Les liens affectifs avant tout
Les transformations de la famille ont encore été au centre d’autres présentations, comme celles de l’équipe de la Prof. Daniela Jopp à l'Université de Lausanne sur les relations entre parents très âgés et leurs enfants âgés, un phénomène observable grâce à l’allongement de l’espérance de vie, ou encore la présentation de Jeanette Brodbeck, chercheuse en psychologie à l’Université de Berne et membre de l’IP212 du PRN LIVES. Son équipe a observé pendant six ans comment les individus surmontent la perte d’un·e partenaire à la suite d’un deuil ou d’un divorce en deuxième partie de vie. Le papier présenté au congrès montre que les ex-conjoints qui maintiennent de bonnes relations mutuelles ont beaucoup moins de symptômes dépressifs et une meilleure satisfaction de vie, quelles que soient leur nouvelle situation maritale, leur personnalité et leur statut socio-économique.

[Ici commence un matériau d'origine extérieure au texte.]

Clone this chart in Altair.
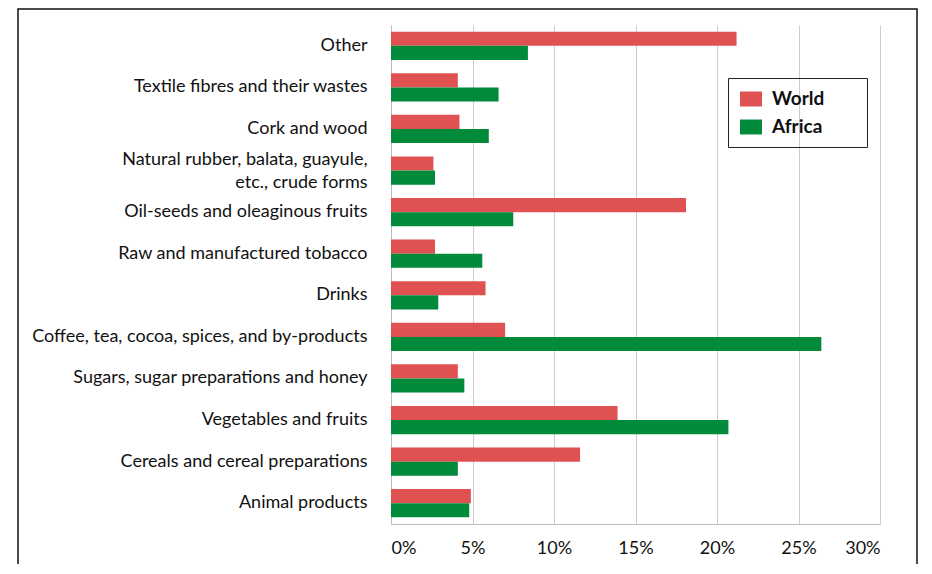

Ce constat optimiste face à l’augmentation des divorces fait écho à un autre résultat présenté au congrès par une très jeune chercheuse de l'Université de Lausanne, Shagini Udayar, membre de l’IP207 consacré aux carrières professionnelles. Son étude, menée sous la direction du Prof. Jérôme Rossier, montre que les gens qui déclarent ressentir du soutien de la part de leur entourage deviennent progressivement plus extravertis, plus agréables et plus consciencieux, comme le montrent des mesures prises à quatre ans d’intervalle. La société et les structures familiales ont beau évoluer, les liens affectifs demeurent la première des ressources.